I have the following task
$S_n: (1 + x)^n \geq 1 + nx$ for every $x \in \mathbb{R}$ with $x > −1$
I am wondering which number to take for the base case in the inductive proof, because when I choose $0$, I will not have shown it for the real numbers in $(0,-1)$. When showing it for $-0.999999$, I will have decreased the interval for numbers that I have not proven to $(-0.999999,-1)$ which still contains numbers that I have not shown....What should I do?
On
The proof is by induction on $n$; you cannot do induction on $x$.
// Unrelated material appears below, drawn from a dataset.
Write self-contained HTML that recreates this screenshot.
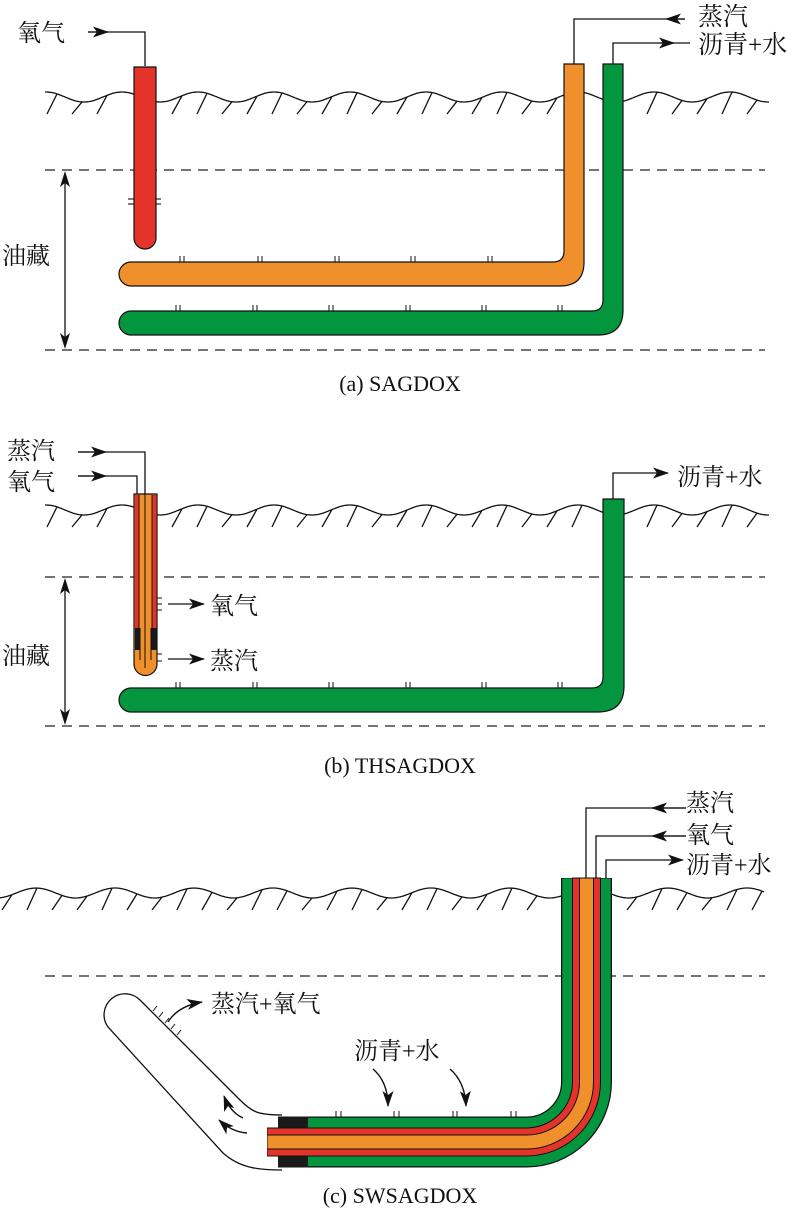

The proposition you want to prove by induction is
for every $n\in\mathbb{N}$, for every $x>-1$, $(1+x)^n\ge 1+nx$
Thus the family of propositions to prove true is
$P(n)$: for every $x>-1$, $(1+x)^n\ge 1+nx$
The base case is $n=0$: $(1+x)^0=1$, $1+0x=1$. So $P(0)$ holds.
Induction step. Suppose $(1+x)^n\ge1+nx$. Then $$ (1+x)^{n+1}=(1+x)(1+x)^n\ge(1+x)(1+nx)=1+(n+1)x+nx^2\ge1+(n+1)x $$
You should not choose any $x$: the statements should hold for every $x>-1$.
Hint: Show something stronger: show that it holds for all $x\geq -1$ instead.